Pakistani television series

Sawaab ( / ثواب ; lit: Reward) is a Pakistani Ramadan special drama serial that originally premiered on Hum Sitaray from 18 June–17 July 2015 and then 7 June–6 July 2016 simultaneously on its parent channel Hum TV. Noor-ul-Huda Shah served as a showrunner and creator while it is directed by Furqan .T. Siddiqui, with the screenplay written by Ghazala Naqvi and produced by Momina Duraid under her company MD Productions. It stars Sana Nawaz, Abid Ali, Samina Ahmed, Sohail Sameer, Yasra Rizvi, and Khalid Malik in pivotal roles.

==Synopsis ==
Nimra is a young housewife, living in a big joint family.
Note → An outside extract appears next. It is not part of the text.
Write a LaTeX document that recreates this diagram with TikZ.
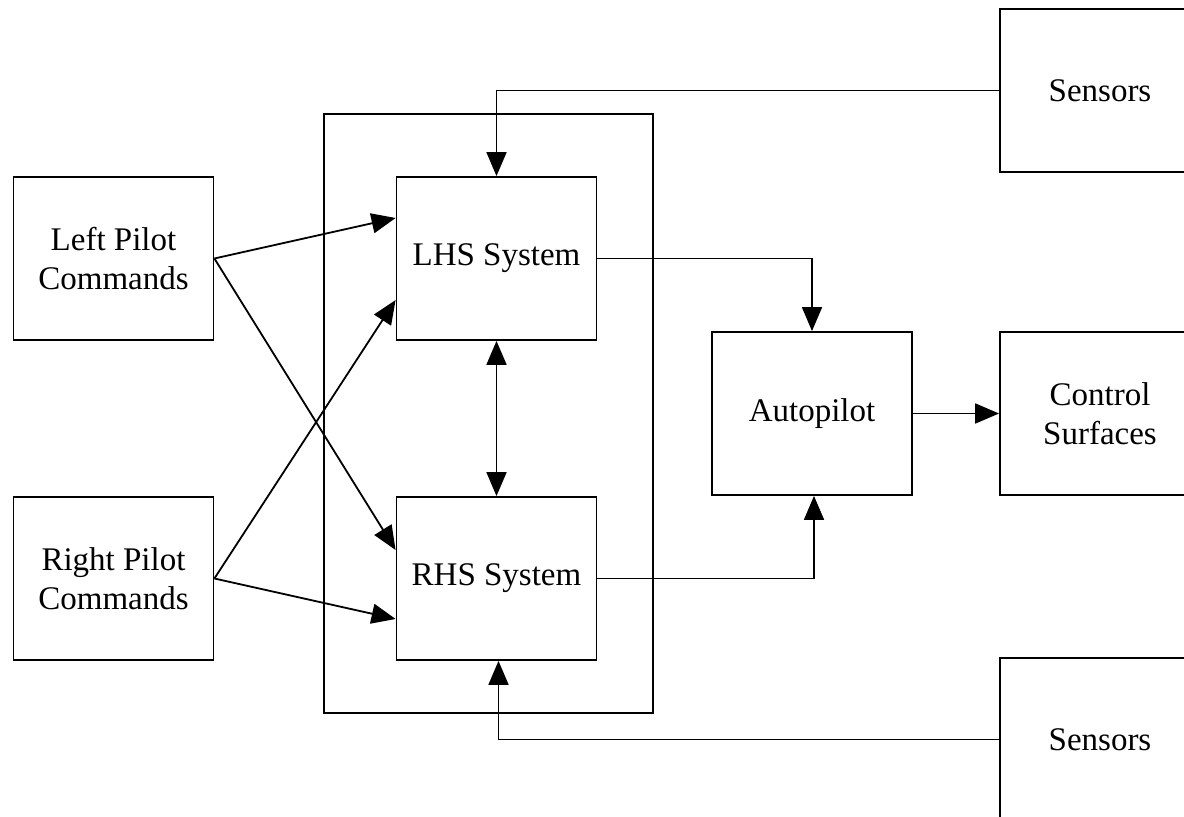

Being the only daughter- in- law, in Ramadan she is struggling hard to make everyone happy with her culinary expertise, but dealing with a diplomatic mother- in- law, cunning elder sister- in- law and ignorant husband becomes a tough job and emotional trauma for her. Nimra suffers a lot for her family. Eventually she emerges victorious.

==Cast==
- Sana Nawaz as Nimra
- Abid Ali as Raziuddin (Nimra's paternal uncle & father-in-law)
- Samina Ahmed as Fehmida (Nimra's mother-in-law)
- Sohail Sameer as Kamal (Nimra's husband)
- Yasra Rizvi as Sadia (Kamal & Nehal's sister)
- Khalid Malik as Kamran (Nimrah's brother & Kamal, Nehal, Rehan, Maria's first mother-side cousin)
- Raima Khan
- Iqra Mughal as Maria (Sadia's sister)
- Zaryan Hasan as Nehal (Kamal's brother)
- Salman Faisal as Rehaan (Kamal's brother)
- Sajwa Binte Shahid

==Reception==

The drama series garnered numerous praise for its tune and was named highest rated drama series during Ramadan.